Of course, the big problem then is that as a threatening ‘good example’ an Independent Scotland will probably be viciously attacked as other radical deviations from theocracy/royalism/imperialism/capitalism have been throughout the ages. This is one reason why I recommend timing and a ‘high bar + smoothed path’ route to Independence. It’s not that unreckoning haste will simply be counterproductive; it is likely to be disastrous.
A plebiscite usually refers to a referendum taking place in an autocratic system where the result is a foregone conclusion. Typically, it involves the autocrat getting approval for his (it’s always a his) own rule. I can’t think of a worse term for the independence movement.
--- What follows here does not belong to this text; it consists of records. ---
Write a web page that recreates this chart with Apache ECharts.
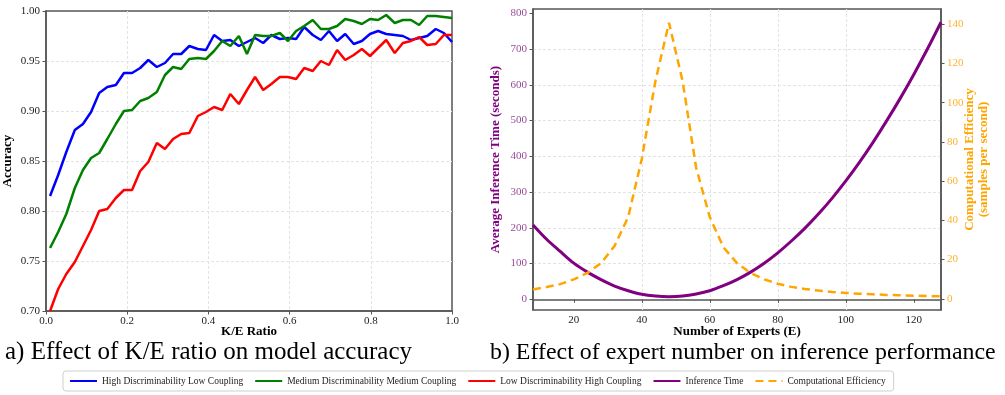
<!DOCTYPE html>
<html>
<head>
<meta charset="utf-8">
<script src="https://cdn.jsdelivr.net/npm/echarts@6/dist/echarts.min.js"></script>
<style>
  html, body { margin: 0; padding: 0; background: #fff; }
  #chart { width: 1005px; height: 395px; }
</style>
</head>
<body>
<div id="chart"></div>
<script>
// K/E ratio samples (panel a)
const keRatio = [0.010, 0.030, 0.050, 0.071, 0.091, 0.111, 0.131, 0.151, 0.172, 0.192,
  0.212, 0.232, 0.252, 0.273, 0.293, 0.313, 0.333, 0.353, 0.374, 0.394,
  0.414, 0.434, 0.454, 0.475, 0.495, 0.515, 0.535, 0.555, 0.576, 0.596,
  0.616, 0.636, 0.657, 0.677, 0.697, 0.717, 0.737, 0.758, 0.778, 0.798,
  0.818, 0.838, 0.859, 0.879, 0.899, 0.919, 0.939, 0.960, 0.980, 1.000]

const highLow = [0.815, 0.836, 0.859, 0.881, 0.887, 0.899, 0.918, 0.924, 0.926, 0.938,
  0.938, 0.943, 0.951, 0.944, 0.948, 0.957, 0.957, 0.965, 0.962, 0.961,
  0.976, 0.970, 0.971, 0.965, 0.969, 0.973, 0.968, 0.976, 0.972, 0.973,
  0.972, 0.984, 0.976, 0.971, 0.980, 0.970, 0.977, 0.967, 0.970, 0.977,
  0.980, 0.977, 0.976, 0.975, 0.971, 0.973, 0.975, 0.982, 0.978, 0.969]

const mediumMedium = [0.763, 0.779, 0.797, 0.823, 0.841, 0.853, 0.858, 0.872, 0.887, 0.900,
  0.901, 0.910, 0.913, 0.919, 0.936, 0.944, 0.942, 0.952, 0.953, 0.952,
  0.960, 0.970, 0.965, 0.975, 0.957, 0.976, 0.975, 0.975, 0.978, 0.970,
  0.980, 0.985, 0.991, 0.982, 0.982, 0.985, 0.992, 0.990, 0.987, 0.992,
  0.991, 0.996, 0.988, 0.991, 0.991, 0.986, 0.995, 0.995, 0.994, 0.993]

const lowHigh = [0.700, 0.722, 0.737, 0.749, 0.765, 0.781, 0.800, 0.802, 0.813, 0.821,
  0.821, 0.840, 0.849, 0.868, 0.862, 0.872, 0.877, 0.878, 0.895, 0.899,
  0.904, 0.901, 0.917, 0.907, 0.921, 0.934, 0.921, 0.927, 0.934, 0.934,
  0.932, 0.943, 0.940, 0.950, 0.946, 0.961, 0.951, 0.956, 0.962, 0.955,
  0.963, 0.971, 0.958, 0.968, 0.970, 0.974, 0.966, 0.967, 0.976, 0.976]

// expert counts (panel b)
const experts = [8, 12, 16, 20, 24, 28, 32, 36, 40, 44, 48, 52, 56, 60, 64, 68,
  72, 76, 80, 84, 88, 92, 96, 100, 104, 108, 112, 116, 120, 124, 128]
const inferenceTime = [208, 168, 134, 101, 76, 55, 37, 24, 14, 9, 7.1, 9, 15, 24, 38, 55,
  76, 101, 130, 163, 199, 239, 283, 331, 383, 439, 499, 562, 629, 700, 775]
const efficiency = [4.8, 6.0, 7.5, 9.9, 13.2, 18.2, 27.0, 41.7, 71.4, 111, 140.8, 111, 66.7, 41.7, 26.3, 18.2,
  13.2, 9.9, 7.7, 6.1, 5.0, 4.2, 3.5, 3.0, 2.6, 2.3, 2.0, 1.8, 1.6, 1.4, 1.3]

const xTicksB = [20, 40, 60, 80, 100, 120]
const yTicksTime = [0, 100, 200, 300, 400, 500, 600, 700, 800]
const yTicksEff = [0, 20, 40, 60, 80, 100, 120, 140]

const FONT = '"Liberation Serif", "DejaVu Serif", serif'
const pair = (xs, ys) => xs.map((x, i) => [x, ys[i]])

const spine = { show: true, lineStyle: { color: '#555', width: 1.5 } }
const tick = { show: true, inside: false, length: 3.5, lineStyle: { color: '#555', width: 1 } }
const gridLine = { show: true, showMinLine: false, showMaxLine: false, lineStyle: { color: '#e3e3e3', width: 1, type: [3, 2] } }
const label = (color) => ({ color, fontFamily: FONT, fontSize: 11 })
const nameStyle = (color) => ({ color, fontFamily: FONT, fontSize: 13, fontWeight: 'bold' })

const chart = echarts.init(document.getElementById('chart'))

chart.setOption({
  animation: false,
  textStyle: { fontFamily: FONT },
  grid: [
    { left: 44, right: 553, top: 11, bottom: 84, show: true, borderColor: '#555', borderWidth: 1.5 },
    { left: 533, right: 64, top: 9, bottom: 85, show: true, borderColor: '#555', borderWidth: 1.5 },
  ],
  xAxis: [
    {
      gridIndex: 0, type: 'value', min: 0, max: 1, interval: 0.2,
      name: 'K/E Ratio', nameLocation: 'middle', nameGap: 14, nameMoveOverlap: false,
      nameTextStyle: nameStyle('#000'),
      axisLine: spine, axisTick: tick, splitLine: gridLine,
      axisLabel: { ...label('#222'), margin: 5, formatter: v => v.toFixed(1) },
    },
    {
      gridIndex: 1, type: 'value', min: 8, max: 128,
      name: 'Number of Experts (E)', nameLocation: 'middle', nameGap: 15, nameMoveOverlap: false,
      nameTextStyle: nameStyle('#000'),
      axisLine: spine,
      axisTick: { ...tick, customValues: xTicksB },
      splitLine: gridLine,
      axisLabel: { ...label('#222'), margin: 5, customValues: xTicksB },
    },
  ],
  yAxis: [
    {
      gridIndex: 0, type: 'value', min: 0.7, max: 1.0, interval: 0.05,
      name: 'Accuracy', nameLocation: 'middle', nameGap: 32, nameTextStyle: nameStyle('#000'),
      axisLine: spine, axisTick: tick, splitLine: gridLine,
      axisLabel: { ...label('#222'), margin: 6, formatter: v => v.toFixed(2) },
    },
    {
      gridIndex: 1, type: 'value', min: -30, max: 812,
      name: 'Average Inference Time (seconds)', nameLocation: 'middle', nameGap: 31,
      nameTextStyle: nameStyle('#800080'),
      axisLine: spine,
      axisTick: { ...tick, customValues: yTicksTime },
      splitLine: gridLine,
      axisLabel: { ...label('#9a4a9a'), margin: 6, customValues: yTicksTime },
    },
    {
      gridIndex: 1, type: 'value', position: 'right', min: -5.7, max: 147.8,
      name: 'Computational Efficiency\n(samples per second)', nameLocation: 'middle', nameGap: 22,
      nameRotate: 90, nameMoveOverlap: false,
      nameTextStyle: { ...nameStyle('#ffa500'), lineHeight: 14 },
      axisLine: spine,
      axisTick: { ...tick, customValues: yTicksEff },
      splitLine: { show: false },
      axisLabel: { ...label('#ffb030'), margin: 6, customValues: yTicksEff },
    },
  ],
  legend: {
    left: 63, top: 371,
    itemWidth: 27, itemHeight: 10, itemGap: 11,
    padding: [5, 8, 5, 6],
    borderColor: '#cfcfcf', borderWidth: 1, borderRadius: 3,
    itemStyle: { opacity: 0 },
    textStyle: { color: '#222', fontFamily: FONT, fontSize: 9.5 },
    data: ['High Discriminability Low Coupling', 'Medium Discriminability Medium Coupling',
      'Low Discriminability High Coupling', 'Inference Time', 'Computational Efficiency'],
  },
  graphic: [
    { type: 'text', left: 5, top: 340, style: { text: 'a) Effect of K/E ratio on model accuracy', fontFamily: FONT, fontSize: 25, fill: '#000' } },
    { type: 'text', left: 490, top: 341, style: { text: 'b) Effect of expert number on inference performance', fontFamily: FONT, fontSize: 23.9, fill: '#000' } },
  ],
  series: [
    {
      name: 'High Discriminability Low Coupling', type: 'line', xAxisIndex: 0, yAxisIndex: 0,
      data: pair(keRatio, highLow), symbol: 'none',
      lineStyle: { color: '#0000ff', width: 2.5 }, itemStyle: { color: '#0000ff' },
    },
    {
      name: 'Medium Discriminability Medium Coupling', type: 'line', xAxisIndex: 0, yAxisIndex: 0,
      data: pair(keRatio, mediumMedium), symbol: 'none',
      lineStyle: { color: '#008000', width: 2.5 }, itemStyle: { color: '#008000' },
    },
    {
      name: 'Low Discriminability High Coupling', type: 'line', xAxisIndex: 0, yAxisIndex: 0,
      data: pair(keRatio, lowHigh), symbol: 'none',
      lineStyle: { color: '#ff0000', width: 2.5 }, itemStyle: { color: '#ff0000' },
    },
    {
      name: 'Inference Time', type: 'line', xAxisIndex: 1, yAxisIndex: 1,
      data: pair(experts, inferenceTime), symbol: 'none', smooth: 0.3,
      lineStyle: { color: '#800080', width: 3 }, itemStyle: { color: '#800080' },
    },
    {
      name: 'Computational Efficiency', type: 'line', xAxisIndex: 1, yAxisIndex: 2,
      data: pair(experts, efficiency), symbol: 'none',
      lineStyle: { color: '#ffa500', width: 2.5, type: [8, 5] }, itemStyle: { color: '#ffa500' },
    },
  ],
})
</script>
</body>
</html>
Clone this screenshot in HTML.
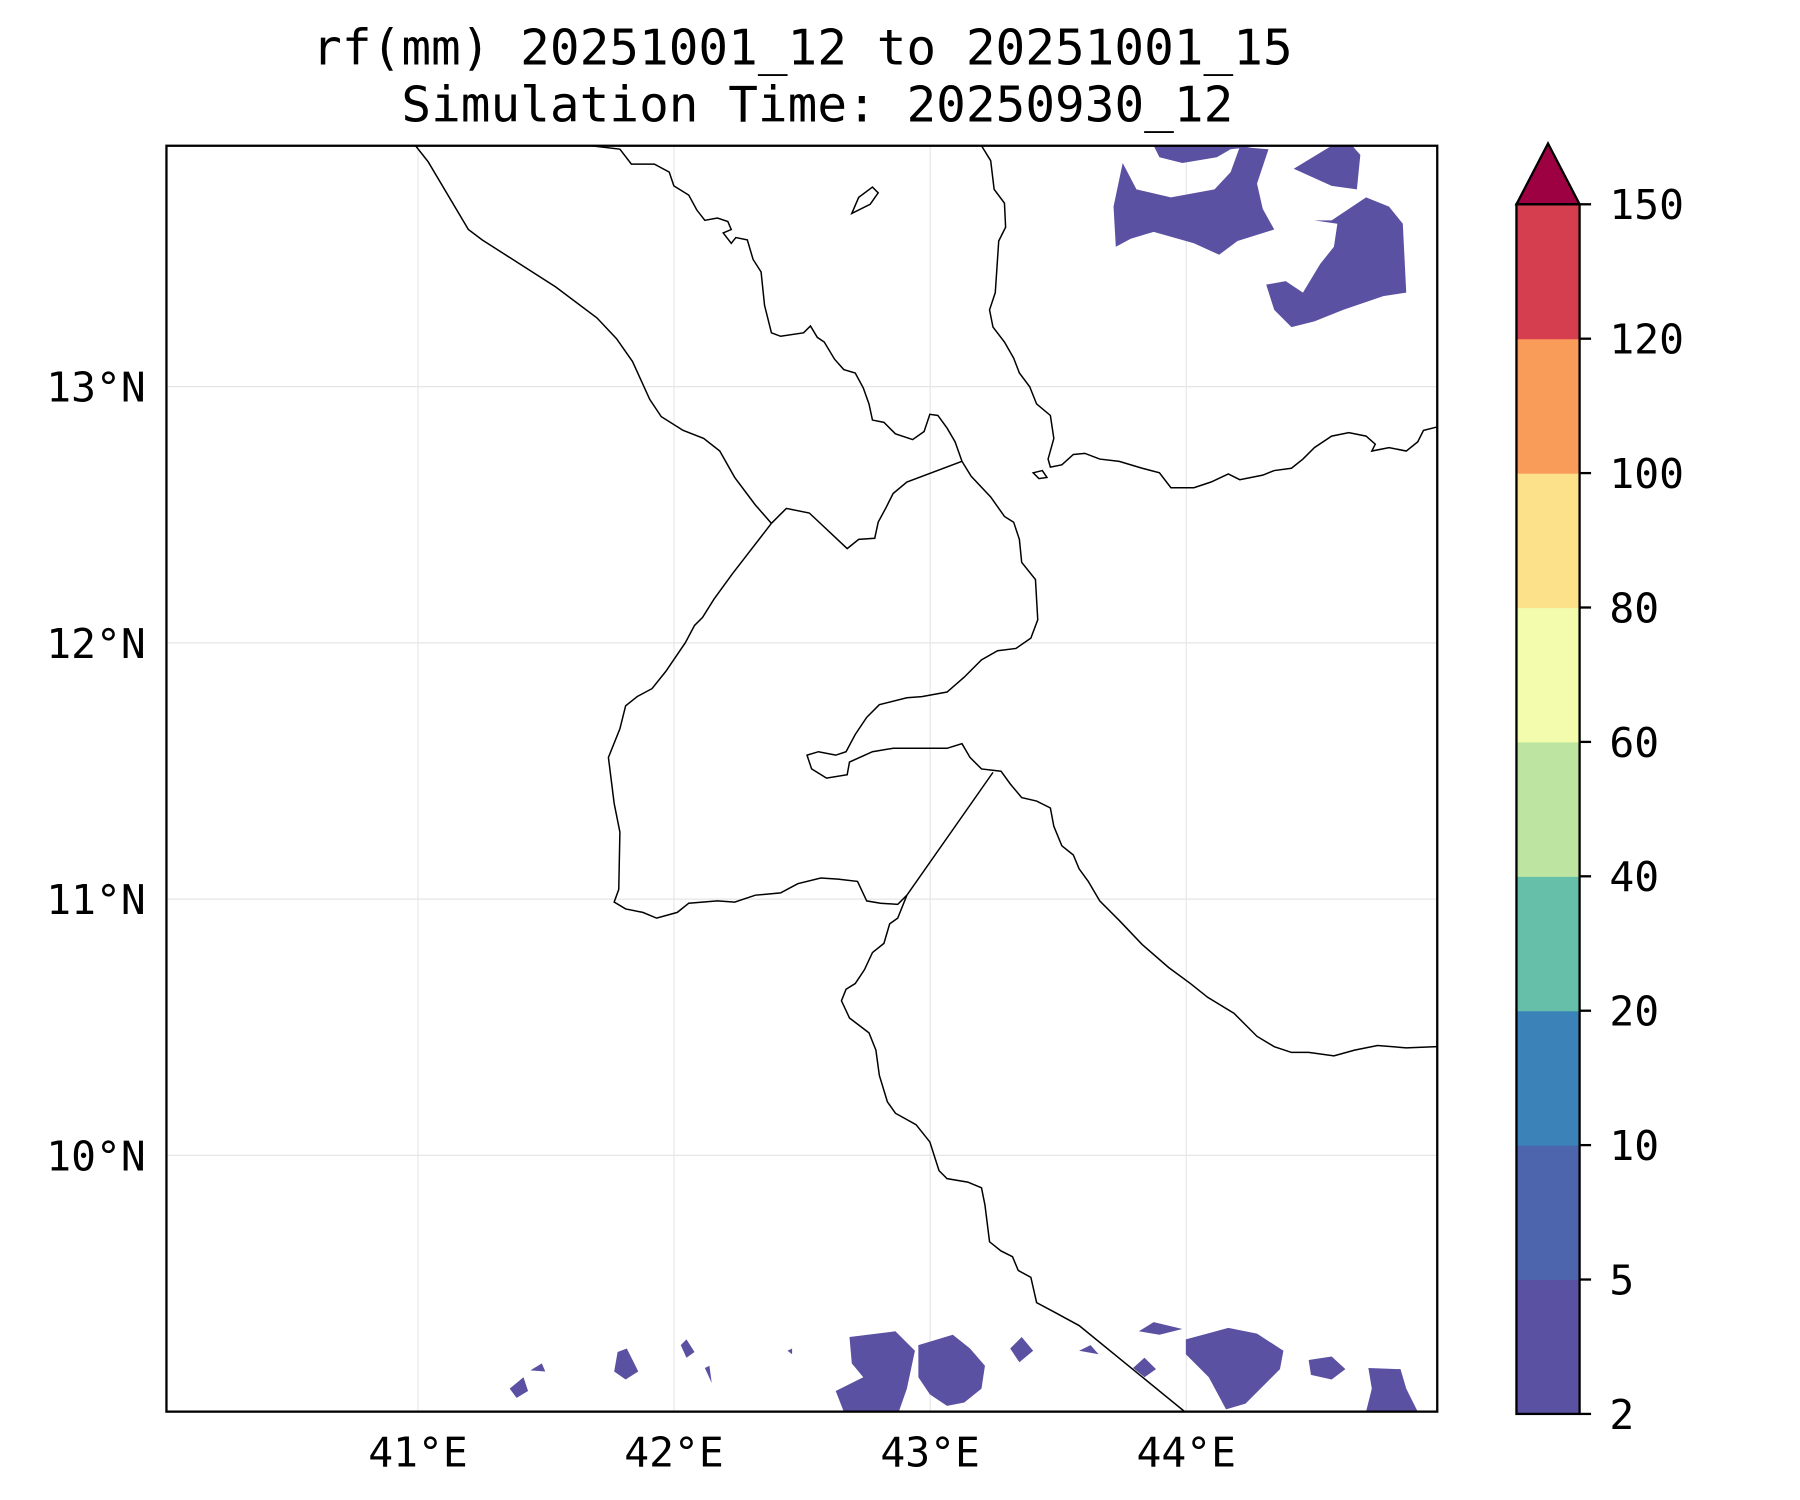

I don’t object in principle to using an election to force the issue of independence. But we need to recognise (a) that it’s very much second best, and (b) that it’s much harder to achieve than getting 50%+ in a referendum. This is because in elections people vote for a whole host of reasons – probably the last thing on their mind are the actual party manifestos. So it will only work if a massive majority votes for it. And that’s a very tall order.
And if there were, at last, that massive level of support, there would be other things we could envisage to force the issue. A national strike, for example.
But at this stage of the game, I see the argument over referendum versus election as pretty irrelevant, because we are not yet close to the level of support and urgency required for either. What is needed is a movement to make the case for independence – or perhaps several cases for independence, according to your political preference: socialist, Green, democratic – and build support for it beyond the pro-indy parties.
To achieve such a movement, we may need to broaden the issue out, so it’s not just about independence, but about Scotland’s right to choose its future, whatever that choice might entail. This is something parts of the Labour movement – the STUC, for example, and some unions – already agree on. It’s not the destination we seek, but at least it can get us moving. Because at the moment, let’s face it, we’re stuck.
From the Collins dictionary: “A plebiscite is a direct vote by the people of a country or region in which they say whether they agree or disagree with a particular policy, for example whether a region should become an independent state.” I think you depart from reality in your invented stipulations. As a simple matter of fact, a GE is the only opportunity open to Scotland to cast its vote for or against independence. There is no other forum available. A majority Yes vote, of any size, on the appropriate manifesto would fill the Scottish seats with the very highest representatives of the people of Scotland, mandated and empowered to take Scotland out. There is no other body with that power. Failure to face the clear and simple reality of the thing is no more than escape into fantasy. No one has come up with any alternative actually existing route in our hands, including yourself.